The fear of quitting Twitter is the fear of uncertainty, irrelevance, and impermanence. It’s the fear of having wasted our time on something that turned out to be meaningless. It’s the fear of being forgotten by the people we know and love. It’s the fear of admitting we never had as much as control over our image—our existence!—as we thought we did. The fear of quitting Twitter is the fear of death.
Twitter, like all the platforms, offers a way to annihilate yourself in small, daily ways while also convincing yourself that you (or rather, your image) can and will live forever. Online, you don’t have to die, as long as you’re willing to sell your soul. And we all know how that tends to turn out.
Now, a practicality: You can’t actually delete your Twitter account. You can only deactivate it, a limbo state that lasts for either 30 days or 12 months, depending on the option you select. If you don’t log back in during that time, your account is erased. If you do, everything is right where you left it. I plan on keeping my account deactivated but not deleted for a while, because anything could happen, and if it does, I want my familiar user name back. (Again: fear of death!) The most likely scenario is that at some point I’ll realize I’m ready to let it go, I won’t log back on, and that will be that.
Despite my desperate scrolling in search of the airtight case for quitting, no one else was ever going to give me permission to leave. I had to give it to myself. Permission to prioritize vulnerability over performance, to listen to what feels right over what I can logically defend, to embrace my mortality instead of living in fear of it.

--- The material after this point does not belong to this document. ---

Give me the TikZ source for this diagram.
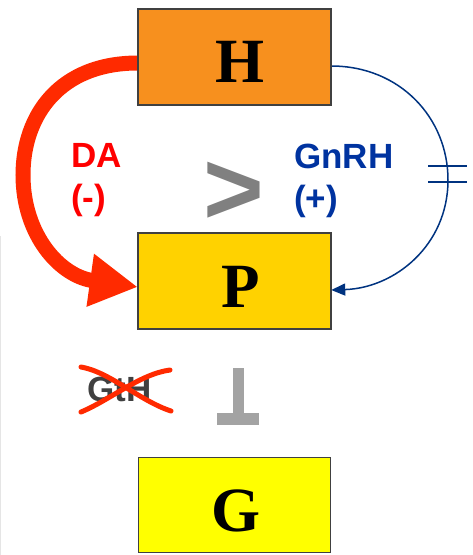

My disappearance from Twitter won’t matter one iota to the company’s traffic, reach, or profitability. It won’t affect Elon Musk or his plans for the platform in the slightest. It doesn’t make a difference to anyone except me. And maybe you. I can’t give you permission to quit. I can’t promise you’d suffer no professional or personal consequences. I can’t make the uncertainty any less scary. I can only ask, what are you really afraid of?
An earlier version of this essay said 2011. It was, in fact, 2012. Whoops!